» **Source excerpt**
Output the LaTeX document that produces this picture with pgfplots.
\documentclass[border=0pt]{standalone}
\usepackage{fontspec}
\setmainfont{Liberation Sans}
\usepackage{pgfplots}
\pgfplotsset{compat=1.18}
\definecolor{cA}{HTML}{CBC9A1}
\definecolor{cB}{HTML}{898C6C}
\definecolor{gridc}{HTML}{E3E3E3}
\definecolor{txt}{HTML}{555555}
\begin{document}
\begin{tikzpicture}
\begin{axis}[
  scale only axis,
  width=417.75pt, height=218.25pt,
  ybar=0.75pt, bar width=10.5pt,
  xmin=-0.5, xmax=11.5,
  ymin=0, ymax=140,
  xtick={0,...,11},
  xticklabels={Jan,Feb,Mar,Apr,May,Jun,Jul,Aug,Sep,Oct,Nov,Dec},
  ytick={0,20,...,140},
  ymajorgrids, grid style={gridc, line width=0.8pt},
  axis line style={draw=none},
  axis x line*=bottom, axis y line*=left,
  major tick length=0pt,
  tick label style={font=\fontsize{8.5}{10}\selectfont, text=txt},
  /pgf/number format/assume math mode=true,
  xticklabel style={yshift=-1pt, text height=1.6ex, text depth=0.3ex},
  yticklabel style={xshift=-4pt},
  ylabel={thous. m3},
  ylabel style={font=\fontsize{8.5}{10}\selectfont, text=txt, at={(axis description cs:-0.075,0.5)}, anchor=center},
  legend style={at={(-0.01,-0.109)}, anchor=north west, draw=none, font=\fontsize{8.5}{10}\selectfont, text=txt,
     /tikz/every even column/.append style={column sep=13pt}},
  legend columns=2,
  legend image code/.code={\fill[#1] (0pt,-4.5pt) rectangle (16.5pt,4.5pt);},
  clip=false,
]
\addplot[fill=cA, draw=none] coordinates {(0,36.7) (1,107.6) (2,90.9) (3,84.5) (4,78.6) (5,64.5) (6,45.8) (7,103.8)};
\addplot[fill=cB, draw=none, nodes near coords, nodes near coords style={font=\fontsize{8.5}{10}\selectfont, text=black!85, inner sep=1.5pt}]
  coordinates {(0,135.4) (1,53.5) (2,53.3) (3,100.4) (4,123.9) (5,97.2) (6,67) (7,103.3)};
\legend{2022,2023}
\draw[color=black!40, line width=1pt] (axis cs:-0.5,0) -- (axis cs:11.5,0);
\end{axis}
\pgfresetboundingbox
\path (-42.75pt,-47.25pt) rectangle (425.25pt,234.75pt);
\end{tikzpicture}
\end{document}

» **Set exercise**
Copy all of the data. Keep every word exactly as it is.

» **Complete answer**
Output the LaTeX document that produces this picture with pgfplots.
\documentclass[border=0pt]{standalone}
\usepackage{fontspec}
\setmainfont{Liberation Sans}
\usepackage{pgfplots}
\pgfplotsset{compat=1.18}
\definecolor{cA}{HTML}{CBC9A1}
\definecolor{cB}{HTML}{898C6C}
\definecolor{gridc}{HTML}{E3E3E3}
\definecolor{txt}{HTML}{555555}
\begin{document}
\begin{tikzpicture}
\begin{axis}[
  scale only axis,
  width=417.75pt, height=218.25pt,
  ybar=0.75pt, bar width=10.5pt,
  xmin=-0.5, xmax=11.5,
  ymin=0, ymax=140,
  xtick={0,...,11},
  xticklabels={Jan,Feb,Mar,Apr,May,Jun,Jul,Aug,Sep,Oct,Nov,Dec},
  ytick={0,20,...,140},
  ymajorgrids, grid style={gridc, line width=0.8pt},
  axis line style={draw=none},
  axis x line*=bottom, axis y line*=left,
  major tick length=0pt,
  tick label style={font=\fontsize{8.5}{10}\selectfont, text=txt},
  /pgf/number format/assume math mode=true,
  xticklabel style={yshift=-1pt, text height=1.6ex, text depth=0.3ex},
  yticklabel style={xshift=-4pt},
  ylabel={thous. m3},
  ylabel style={font=\fontsize{8.5}{10}\selectfont, text=txt, at={(axis description cs:-0.075,0.5)}, anchor=center},
  legend style={at={(-0.01,-0.109)}, anchor=north west, draw=none, font=\fontsize{8.5}{10}\selectfont, text=txt,
     /tikz/every even column/.append style={column sep=13pt}},
  legend columns=2,
  legend image code/.code={\fill[#1] (0pt,-4.5pt) rectangle (16.5pt,4.5pt);},
  clip=false,
]
\addplot[fill=cA, draw=none] coordinates {(0,36.7) (1,107.6) (2,90.9) (3,84.5) (4,78.6) (5,64.5) (6,45.8) (7,103.8)};
\addplot[fill=cB, draw=none, nodes near coords, nodes near coords style={font=\fontsize{8.5}{10}\selectfont, text=black!85, inner sep=1.5pt}]
  coordinates {(0,135.4) (1,53.5) (2,53.3) (3,100.4) (4,123.9) (5,97.2) (6,67) (7,103.3)};
\legend{2022,2023}
\draw[color=black!40, line width=1pt] (axis cs:-0.5,0) -- (axis cs:11.5,0);
\end{axis}
\pgfresetboundingbox
\path (-42.75pt,-47.25pt) rectangle (425.25pt,234.75pt);
\end{tikzpicture}
\end{document}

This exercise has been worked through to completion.